2. The iron fuel system according to claim 1 , wherein said system further comprises a drum (19) comprising said heat-exchanging fluid that is connected to said first heat exchanger and said second heat exchanger.

3. The iron fuel system according to claim 2, wherein said drum acts as a buffer for said heat-exchanging fluid.

4. The iron fuel system according to claim 2 or 3, wherein said heatexchanging fluid exits said drum via an outlet (21) positioned at or nearby the bottom side of said drum and / or wherein said saturated gas enters said drum via an inlet (23) positioned at or nearby the top side of said drum.

5. The iron fuel system according to any of the preceding claims, wherein said heat-exchanging fluid enters said first heat exchanger via an inlet (25) positioned at or nearby the bottom side of said combustion unit and exits said first heat exchanger via an outlet (27) positioned at or nearby the top side of said combustion unit.

6. The iron fuel system according to any of the preceding claims, wherein said system further comprises an air inlet means (31) arranged for supply of air comprising oxygen to said iron fuel.

7. The iron fuel system according to any of the preceding claims, wherein said system further comprises a pump and / or compressor (33) arranged for transporting said heat-exchanging fluid to said first heat exchanger.

8. The iron fuel system according to any of the preceding claims, wherein said second-stage separation unit comprises two cyclone-type separation units (46a, 46b).

9. The iron fuel system according to any of the preceding claims, wherein said system further comprises a bypass arranged downstream of the first- stage separation unit, preferably downstream of the second-stage separation unit, for feeding gas flow substantially cleaned of iron oxide particles and at least partially deprived of oxygen to a burner arrangement (43).

10. The iron fuel system according to any of the preceding claims, wherein said system further comprises a condenser (41) arranged for cooling spent superheated gas.

11. The iron fuel system according to any of the preceding claims, wherein said heat-exchanging fluid has a temperature in the range of from 100 °C to 800 °C, preferably 200 °C to 650 °C, more preferably 350 °C to 550 °C.

12. The iron fuel system according to any of the preceding claims, wherein said heat-exchanging fluid has a pressure in the range of from 0.1 MPa to 50 MPa, preferably 1 MPa to 30 MPa, more preferably 2 MPa to 10 MPa.

13. The iron fuel system according to any of the preceding claims, wherein said heat-exchanging fluid has a boiling point at or below the boiling point of water at atmospheric pressure, such as water, carbon dioxide, isobutane, isopentane, and propane.

14. The iron fuel system according to any of the preceding claims, wherein said separation unit and / or said further separation unit is a gravimetricalbased and / or momentum-based separation and / or centrifugal-based separation system, wherein said centrifugal-based separation system is preferably a cyclone.

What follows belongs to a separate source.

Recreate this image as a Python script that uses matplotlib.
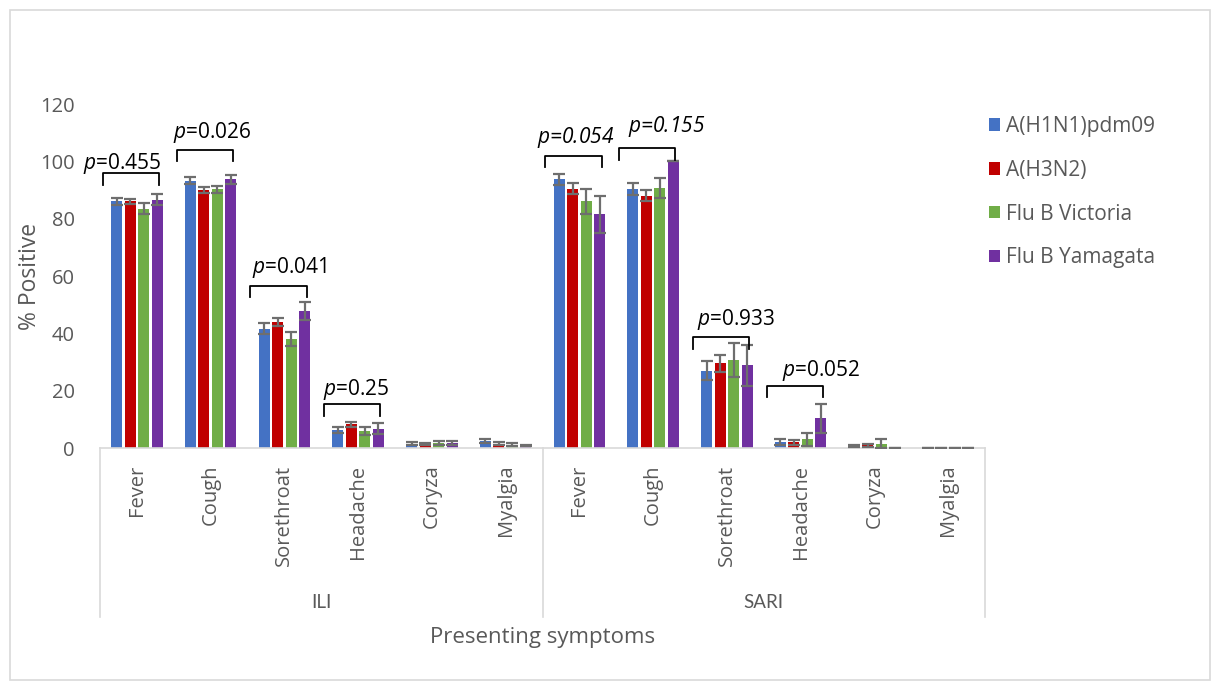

15. The iron fuel system according to any of the preceding claims, wherein said system further comprises a further air inlet means (48) arranged for supply of air to said gas flow, and wherein said further air inlet means is arranged downstream of said combustion unit and upstream of said second heat exchanger.

16. The iron fuel system according to any of the preceding claims, said system is designed for driving high-energy-density-requiring processes having a size of from 0.1 MW to 2000 MW, preferably 1 MW to 1000 MW, more preferably 5 MW to 500 MW.